U.S.-EC talks falter sanctions loom

November 04, 1992|By New York Times News Service

CHICAGO -- American and European negotiators failed to achieve a breakthrough last night on an impasse over farm subsidies that has blocked world trade talks, making a trans-Atlantic trade war likely within days.

Agriculture Secretary Edward R. Madigan said he would recommend that President Bush impose prohibitive duties on certain European exports. The European Community is likely to retaliate against American exports.

The election of Gov. Bill Clinton makes retaliation even more likely, because world trade talks will probably be interrupted for months as Mr. Clinton picks new trade officials and reviews current U.S. negotiating positions.

Ray MacSharry, the European Community's agriculture commissioner, said the U.S. side had asked for excessive reductions in subsidized European grain exports and subsidized production of soybeans and other oilseeds.

"The demands," he said, "were too much." No further meetings are scheduled, Mr. MacSharry said.

Mr. Madigan said the European Community had refused to take account of reports by two international arbitration panels that concluded that European oilseed subsidies violate international free trade rules. "We believe that we have the moral high ground, the legal high ground and the intellectual high ground," he said.

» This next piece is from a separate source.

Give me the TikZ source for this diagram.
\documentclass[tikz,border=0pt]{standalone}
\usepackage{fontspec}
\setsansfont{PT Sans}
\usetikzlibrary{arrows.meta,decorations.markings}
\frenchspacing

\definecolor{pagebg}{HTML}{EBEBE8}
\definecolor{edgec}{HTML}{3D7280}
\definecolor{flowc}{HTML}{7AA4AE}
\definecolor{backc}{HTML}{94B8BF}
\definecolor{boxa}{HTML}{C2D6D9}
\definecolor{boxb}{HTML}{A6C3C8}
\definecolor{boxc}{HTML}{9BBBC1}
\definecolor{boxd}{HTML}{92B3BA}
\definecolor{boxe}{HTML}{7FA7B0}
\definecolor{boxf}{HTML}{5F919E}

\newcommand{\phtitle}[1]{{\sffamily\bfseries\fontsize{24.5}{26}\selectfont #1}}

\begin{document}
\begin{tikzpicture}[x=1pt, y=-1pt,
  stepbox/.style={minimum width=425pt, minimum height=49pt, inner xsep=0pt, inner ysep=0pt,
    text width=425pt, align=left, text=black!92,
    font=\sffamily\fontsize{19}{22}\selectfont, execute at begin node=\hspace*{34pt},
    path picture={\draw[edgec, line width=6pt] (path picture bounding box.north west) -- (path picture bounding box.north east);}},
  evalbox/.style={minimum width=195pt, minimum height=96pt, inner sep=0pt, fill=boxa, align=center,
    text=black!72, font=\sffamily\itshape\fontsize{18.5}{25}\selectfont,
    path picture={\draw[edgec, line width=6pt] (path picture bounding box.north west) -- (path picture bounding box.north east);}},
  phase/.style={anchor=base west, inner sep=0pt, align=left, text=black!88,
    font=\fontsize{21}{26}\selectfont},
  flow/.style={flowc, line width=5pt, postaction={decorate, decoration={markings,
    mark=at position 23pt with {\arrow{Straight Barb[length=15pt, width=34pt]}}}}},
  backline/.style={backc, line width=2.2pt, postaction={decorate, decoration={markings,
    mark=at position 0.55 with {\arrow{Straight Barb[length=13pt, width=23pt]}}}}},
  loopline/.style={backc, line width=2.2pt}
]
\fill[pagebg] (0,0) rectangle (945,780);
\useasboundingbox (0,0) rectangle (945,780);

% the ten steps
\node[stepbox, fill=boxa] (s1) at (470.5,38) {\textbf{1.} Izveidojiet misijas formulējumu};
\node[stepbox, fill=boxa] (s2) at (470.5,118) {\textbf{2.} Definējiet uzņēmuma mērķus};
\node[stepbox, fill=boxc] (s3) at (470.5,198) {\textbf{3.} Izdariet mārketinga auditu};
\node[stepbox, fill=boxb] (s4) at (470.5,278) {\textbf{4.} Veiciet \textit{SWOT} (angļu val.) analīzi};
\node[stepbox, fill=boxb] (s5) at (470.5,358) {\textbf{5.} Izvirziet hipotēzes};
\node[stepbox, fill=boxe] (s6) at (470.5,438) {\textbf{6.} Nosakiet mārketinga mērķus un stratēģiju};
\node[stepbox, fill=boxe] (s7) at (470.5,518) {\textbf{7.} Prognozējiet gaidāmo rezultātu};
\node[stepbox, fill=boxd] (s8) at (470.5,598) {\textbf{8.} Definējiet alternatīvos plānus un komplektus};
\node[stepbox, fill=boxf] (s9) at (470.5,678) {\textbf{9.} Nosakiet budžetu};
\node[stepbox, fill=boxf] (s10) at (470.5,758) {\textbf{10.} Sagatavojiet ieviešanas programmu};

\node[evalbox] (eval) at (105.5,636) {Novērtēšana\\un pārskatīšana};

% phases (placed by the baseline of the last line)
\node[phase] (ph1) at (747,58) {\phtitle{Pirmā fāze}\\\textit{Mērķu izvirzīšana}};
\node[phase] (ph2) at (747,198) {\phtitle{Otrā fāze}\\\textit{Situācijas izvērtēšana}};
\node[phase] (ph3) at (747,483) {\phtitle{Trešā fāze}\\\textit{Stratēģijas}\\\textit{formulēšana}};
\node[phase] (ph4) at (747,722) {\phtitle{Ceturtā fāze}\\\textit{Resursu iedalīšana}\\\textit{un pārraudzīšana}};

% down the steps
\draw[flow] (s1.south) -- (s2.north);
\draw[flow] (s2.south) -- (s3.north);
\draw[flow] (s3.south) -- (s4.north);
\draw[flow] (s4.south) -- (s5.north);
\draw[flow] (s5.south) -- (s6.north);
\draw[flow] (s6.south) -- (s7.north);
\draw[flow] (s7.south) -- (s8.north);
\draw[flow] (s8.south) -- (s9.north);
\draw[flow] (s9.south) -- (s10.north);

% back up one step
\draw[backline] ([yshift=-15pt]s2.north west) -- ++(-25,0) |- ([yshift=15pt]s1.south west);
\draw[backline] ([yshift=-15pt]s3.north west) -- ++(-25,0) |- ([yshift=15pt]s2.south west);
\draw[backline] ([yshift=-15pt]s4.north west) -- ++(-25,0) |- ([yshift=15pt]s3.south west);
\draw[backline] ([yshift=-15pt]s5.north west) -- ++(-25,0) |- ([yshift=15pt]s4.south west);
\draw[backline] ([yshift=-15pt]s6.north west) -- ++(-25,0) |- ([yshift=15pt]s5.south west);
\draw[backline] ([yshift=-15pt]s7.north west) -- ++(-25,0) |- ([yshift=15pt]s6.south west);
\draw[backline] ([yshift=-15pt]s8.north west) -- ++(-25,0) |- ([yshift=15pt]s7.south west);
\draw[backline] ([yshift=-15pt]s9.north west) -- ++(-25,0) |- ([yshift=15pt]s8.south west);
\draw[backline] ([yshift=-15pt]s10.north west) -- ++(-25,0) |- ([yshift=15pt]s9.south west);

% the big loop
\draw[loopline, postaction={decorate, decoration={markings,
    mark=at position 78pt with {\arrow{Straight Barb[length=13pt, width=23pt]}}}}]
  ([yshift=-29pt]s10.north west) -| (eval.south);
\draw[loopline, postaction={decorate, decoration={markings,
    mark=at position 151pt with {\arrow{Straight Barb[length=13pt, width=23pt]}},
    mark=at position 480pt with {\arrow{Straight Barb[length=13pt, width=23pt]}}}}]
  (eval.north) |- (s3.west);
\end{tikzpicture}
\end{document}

Steve M. Yoder, president of the American Soybean Association, called for immediate penalties on European exports. "The United States has very little option except to retaliate," he said.

The prohibitive tariffs are likely to fall first on alcoholic beverages from France but may be extended to include wines from the rest of Europe, cut flowers, industrial products and even snails. Wine importers have lobbied heavily against the imposition of punitive import duties.

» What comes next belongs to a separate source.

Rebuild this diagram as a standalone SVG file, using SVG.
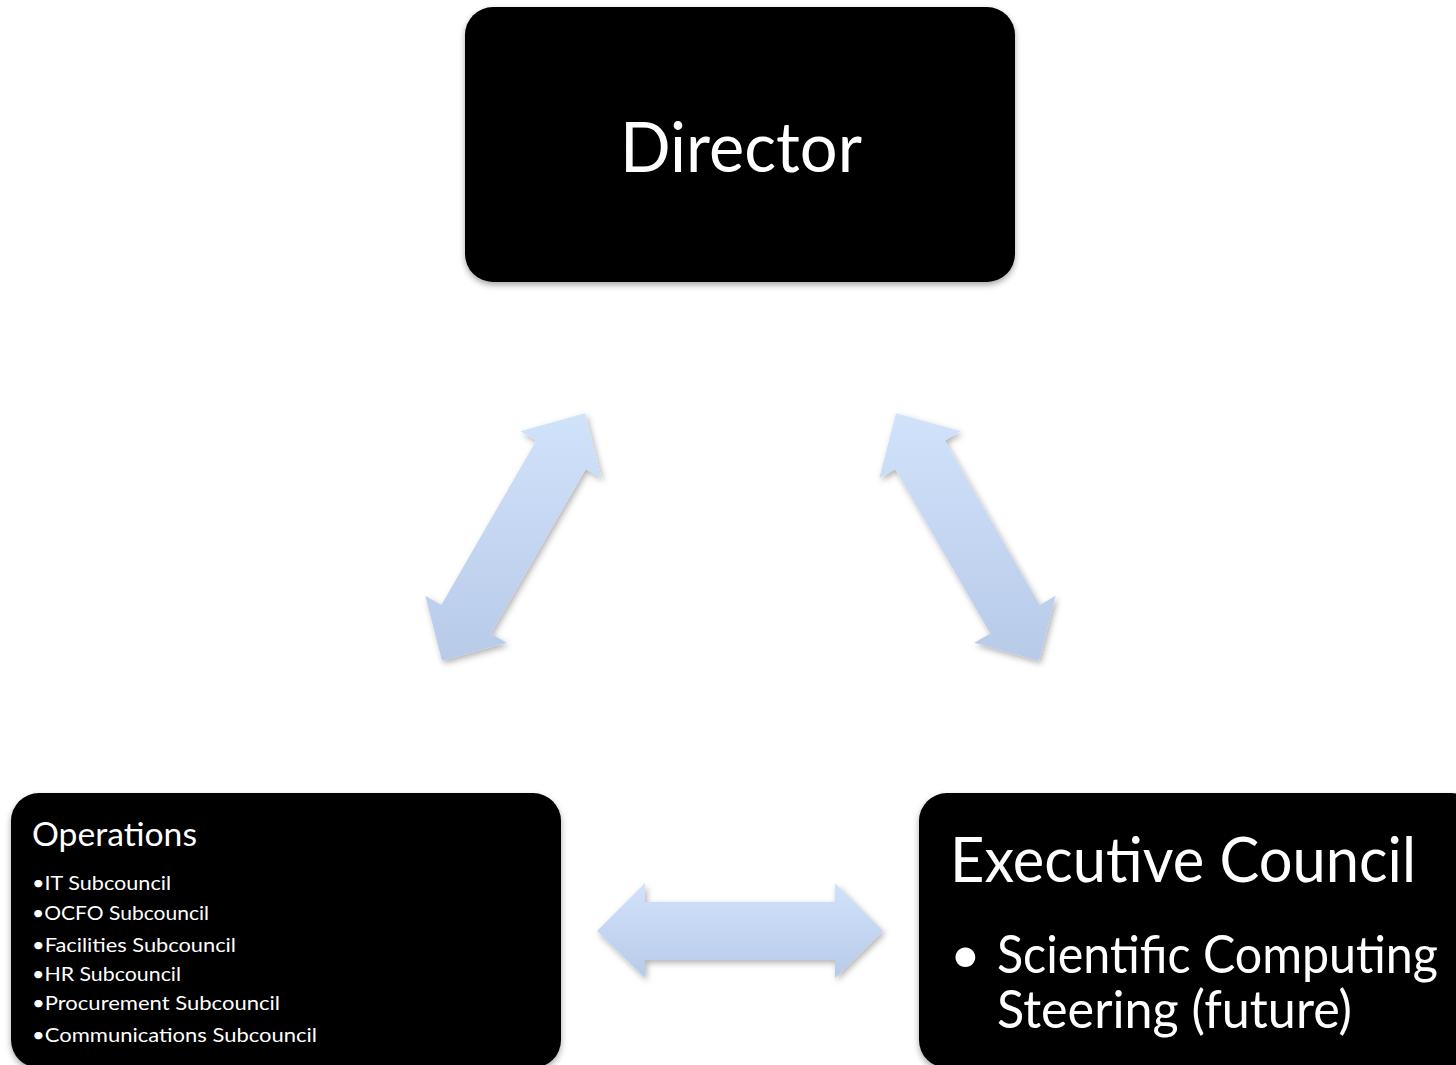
<svg xmlns="http://www.w3.org/2000/svg" width="1456" height="1065" viewBox="0 0 1456 1065">
<style>
.box{fill:#000;filter:url(#sh)}
.arr{fill:url(#ag);filter:url(#ash)}
text{fill:#fff;font-family:Lato,"Open Sans","DejaVu Sans",sans-serif}
.li{font-size:20px}
</style>
<defs>
<linearGradient id="ag" x1="0" y1="0" x2="0" y2="1">
<stop offset="0" stop-color="#d1e2fb"/>
<stop offset="1" stop-color="#b7cae8"/>
</linearGradient>
<filter id="sh" x="-5%" y="-5%" width="110%" height="115%">
<feDropShadow dx="0" dy="3" stdDeviation="3" flood-color="#000" flood-opacity="0.35"/>
</filter>
<filter id="ash" x="-10%" y="-10%" width="125%" height="125%">
<feDropShadow dx="2" dy="3" stdDeviation="3" flood-color="#000" flood-opacity="0.3"/>
</filter>
</defs>
<rect width="1456" height="1065" fill="#fff"/>
<g id="connectors">
<polygon class="arr" points="585,413.2 520.3,431.2 536.3,440.5 441.3,605 425.3,595.8 442,660.8 506.7,642.8 490.7,633.6 585.7,469 601.7,478.2"/>
<polygon class="arr" points="896,413.2 960.7,431.2 944.7,440.5 1039.7,605 1055.7,595.8 1039,660.8 974.3,642.8 990.3,633.6 895.3,469 879.3,478.2"/>
<polygon class="arr" points="597,931 645,883 645,902 835,902 835,883 883,931 835,978 835,960 645,960 645,978"/>
</g>
<g id="director">
<rect class="box" x="465" y="7" width="550" height="275" rx="28"/>
<text x="741" y="172" font-size="70" text-anchor="middle" textLength="242" lengthAdjust="spacingAndGlyphs">Director</text>
</g>
<g id="operations">
<rect class="box" x="11" y="793" width="550" height="275" rx="28"/>
<text x="32" y="846" font-size="33" textLength="165" lengthAdjust="spacingAndGlyphs">Operations</text>
<text class="li" x="32" y="890" textLength="139" lengthAdjust="spacingAndGlyphs">•IT Subcouncil</text>
<text class="li" x="32" y="920" textLength="177" lengthAdjust="spacingAndGlyphs">•OCFO Subcouncil</text>
<text class="li" x="32" y="952" textLength="204" lengthAdjust="spacingAndGlyphs">•Facilities Subcouncil</text>
<text class="li" x="32" y="981" textLength="149" lengthAdjust="spacingAndGlyphs">•HR Subcouncil</text>
<text class="li" x="32" y="1010" textLength="248" lengthAdjust="spacingAndGlyphs">•Procurement Subcouncil</text>
<text class="li" x="32" y="1042" textLength="285" lengthAdjust="spacingAndGlyphs">•Communications Subcouncil</text>
</g>
<g id="executive-council">
<rect class="box" x="919" y="793" width="560" height="275" rx="28"/>
<text x="950" y="882" font-size="61" textLength="466" lengthAdjust="spacingAndGlyphs">Executive Council</text>
<text x="950" y="973" font-size="53">•</text>
<text x="997" y="973" font-size="53" textLength="441" lengthAdjust="spacingAndGlyphs">Scientific Computing</text>
<text x="997" y="1028" font-size="53" textLength="355" lengthAdjust="spacingAndGlyphs">Steering (future)</text>
</g>
</svg>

On June 9, Carla A. Hills, the U.S. trade representative, released a list of $2 billion worth of European farm exports and threatened to impose punitive duties on half the list if the oilseeds issue was not resolved.

At a White House meeting on Oct. 22, Mrs. Hills, Mr. Madigan and acting Secretary of State Lawrence S. Eagleburger agreed that tariffs would initially be imposed on up to $350 million worth of goods and eventually on up to $1 billion.

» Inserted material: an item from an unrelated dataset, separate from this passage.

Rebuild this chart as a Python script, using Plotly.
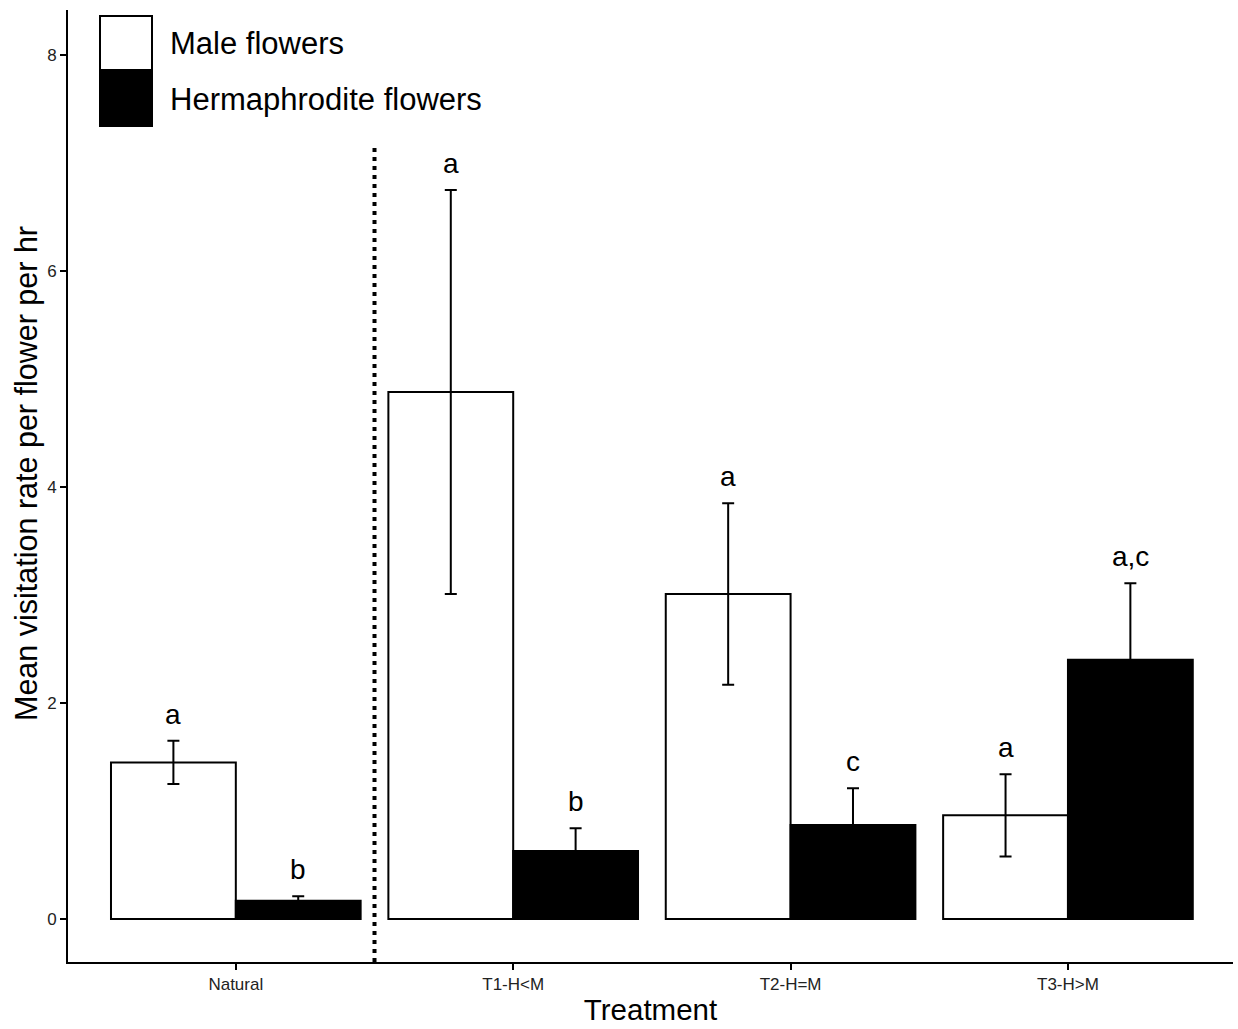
import plotly.graph_objects as go

categories = ["Natural", "T1-H<M", "T2-H=M", "T3-H>M"]
male_mean = [1.45, 4.88, 3.01, 0.96]
male_se = [0.20, 1.87, 0.84, 0.38]
herm_mean = [0.17, 0.63, 0.87, 2.40]
herm_se = [0.04, 0.21, 0.34, 0.71]
male_letters = ["a", "a", "a", "a"]
herm_letters = ["b", "b", "c", "a,c"]
series_names = ["Male flowers", "Hermaphrodite flowers"]
y_ticks = [0, 2, 4, 6, 8]

FONT = "Liberation Sans, Arial, sans-serif"
BARGAP = 0.1

fig = go.Figure()
fig.add_trace(go.Bar(
    x=categories, y=male_mean, name=series_names[0],
    marker=dict(color="white", line=dict(color="black", width=2)),
    error_y=dict(type="data", array=male_se, color="black", thickness=2, width=6),
    showlegend=False,
))
fig.add_trace(go.Bar(
    x=categories, y=herm_mean, name=series_names[1],
    marker=dict(color="black", line=dict(color="black", width=2)),
    error_y=dict(type="data", array=herm_se, color="black", thickness=2, width=6),
    showlegend=False,
))

# significance letters above error bars
off = (1 - BARGAP) / 4
for i, c in enumerate(categories):
    fig.add_annotation(x=i - off, y=male_mean[i] + male_se[i], text=male_letters[i],
                       showarrow=False, yanchor="bottom", yshift=9,
                       font=dict(family=FONT, size=28, color="black"))
    fig.add_annotation(x=i + off, y=herm_mean[i] + herm_se[i], text=herm_letters[i],
                       showarrow=False, yanchor="bottom", yshift=9,
                       font=dict(family=FONT, size=28, color="black"))

# dotted separator between Natural and treatments
fig.add_shape(type="line", xref="x", yref="paper", x0=0.5, x1=0.5, y0=0, y1=0.858,
              line=dict(color="black", width=4, dash="4px,5px"))

# custom legend
W, H = 1238, 1029
ml, mr, mt, mb = 68, 5, 10, 67
pw, ph = W - ml - mr, H - mt - mb
def px(x):
    return (x - ml) / pw
def py(y):
    return (H - mb - y) / ph
fig.add_shape(type="rect", xref="paper", yref="paper", x0=px(100), x1=px(152), y0=py(70), y1=py(16),
              fillcolor="white", line=dict(color="black", width=2))
fig.add_shape(type="rect", xref="paper", yref="paper", x0=px(100), x1=px(152), y0=py(126), y1=py(72),
              fillcolor="black", line=dict(color="black", width=2))
fig.add_annotation(xref="paper", yref="paper", x=px(168), y=py(44), text=series_names[0],
                   showarrow=False, xanchor="left", yanchor="middle",
                   font=dict(family=FONT, size=31, color="black"))
fig.add_annotation(xref="paper", yref="paper", x=px(168), y=py(99), text=series_names[1],
                   showarrow=False, xanchor="left", yanchor="middle",
                   font=dict(family=FONT, size=31, color="black"))

# y-axis title
fig.add_annotation(xref="paper", yref="paper", x=px(26), y=py(474), text="Mean visitation rate per flower per hr",
                   textangle=-90, showarrow=False, xanchor="center", yanchor="middle",
                   font=dict(family=FONT, size=30.5, color="black"))

fig.update_layout(
    width=W, height=H,
    margin=dict(l=ml, r=mr, t=mt, b=mb),
    paper_bgcolor="white", plot_bgcolor="white",
    barmode="group", bargap=BARGAP, bargroupgap=0,
    font=dict(family=FONT, color="black"),
)
fig.update_xaxes(
    type="category", range=[-0.605, 3.595],
    showline=True, linecolor="black", linewidth=2,
    ticks="outside", ticklen=6, tickwidth=1.5, tickcolor="black",
    tickfont=dict(family=FONT, size=17, color="#222"),
    title=dict(text="Treatment", font=dict(family=FONT, size=29.5, color="black"), standoff=6),
    showgrid=False, zeroline=False,
)
fig.update_yaxes(
    range=[-0.398, 8.417], tickvals=y_ticks,
    showline=True, linecolor="black", linewidth=2,
    ticks="outside", ticklen=6, tickwidth=1.5, tickcolor="black",
    tickfont=dict(family=FONT, size=17, color="#222"),
    showgrid=False, zeroline=False,
)

fig.write_html("out.html")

Mr. Madigan said the United States would review whether to prepare a supplemental list of exports that would be punished. U.S. officials say the list could include industrial products because Germany has been the main obstacle to an oilseed agreement and Germany exports mostly industrial goods to the United States, rather than farm goods.

The dispute about the oilseeds, used as animal-feed supplements and cooking oil, was the most important of the farm subsidy issues that have blocked an agreement in world trade talks for the last two years, European and American officials said yesterday.

European officials had offered to reduce their oilseed acreage, but the Americans wanted a binding commitment that actual production of oilseeds would also fall.

Mr. MacSharry organized a plan last May for reducing European subsidies through cuts in acreage, and he criticized the United States last night for refusing to negotiate on the basis on those cuts.

John S. Gummer, Britain's Farm minister, flew to Chicago Monday night and conferred with European Community negotiators here.

British Prime Minister John Major insisted on the current round of negotiations and appeared to have the most at stake. The British Parliament is scheduled to vote today on whether to approve the Maastricht agreement, which is intended to stimulate trade in Europe by creating a single European currency and by eliminating differences in social and economic policies among European Community members.

Political analysts in London have speculated that Mr. Major could be replaced as prime minister or could be forced to call general elections if he fails to get his fractious Conservative Party to support the Maastricht pact. Trade frictions with the United States could undermine support in Britain for the pact.

Among the 12 European Community nations, the main opponent of a trade pact has been France.

France is Europe's leading grain exporter, and has steadfastly resisted American demands that the European Community's tonnage of subsidized grain exports be reduced by 24 percent within six or seven years.